Investigation of Laser-Welded EH40 Steel Joint Stress with Different Thicknesses Based on a New Heat Source Model

High-strength steel (HSS) plates are widely used due to their superior performance. However, residual stresses generated during welding can exacerbate the initiation of fatigue cracks, and the accurate prediction of residual stresses is crucial. Therefore, thermo-mechanical behavior analysis of the EH40 joints was completed based on the proposed new heat source model. The thermo-elastoplastic finite element analysis was determined via thermo-mechanical coupling with fully parametric programming.

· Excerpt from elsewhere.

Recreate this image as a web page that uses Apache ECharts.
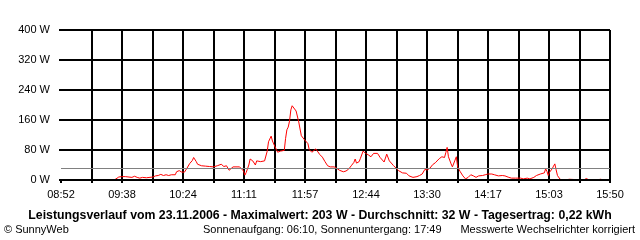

The influence of laser welding power and joint thickness on peak temperature and gradient was clarified. Meanwhile, it was found that when the laser welding power increased from 9 kW to 22.5 kW and the joint thickness increased from 6 mm to 15 mm, the distribution trend of longitudinal residual stress in the weld zone was gradually altered from a “U” shape to a “W” shape, while the transverse stress was transformed from a “U” shape to an “M” shape. It was determined that the amplitude of longitudinal and transverse stress changed along the thickness direction of nodes and was directly proportional to the peak temperature. The above results imply that the peak temperature, maximum temperature gradient longitudinal, and transverse residual stress distribution in the weld zone and its vicinity were remarkably affected by laser welding power and joint thickness.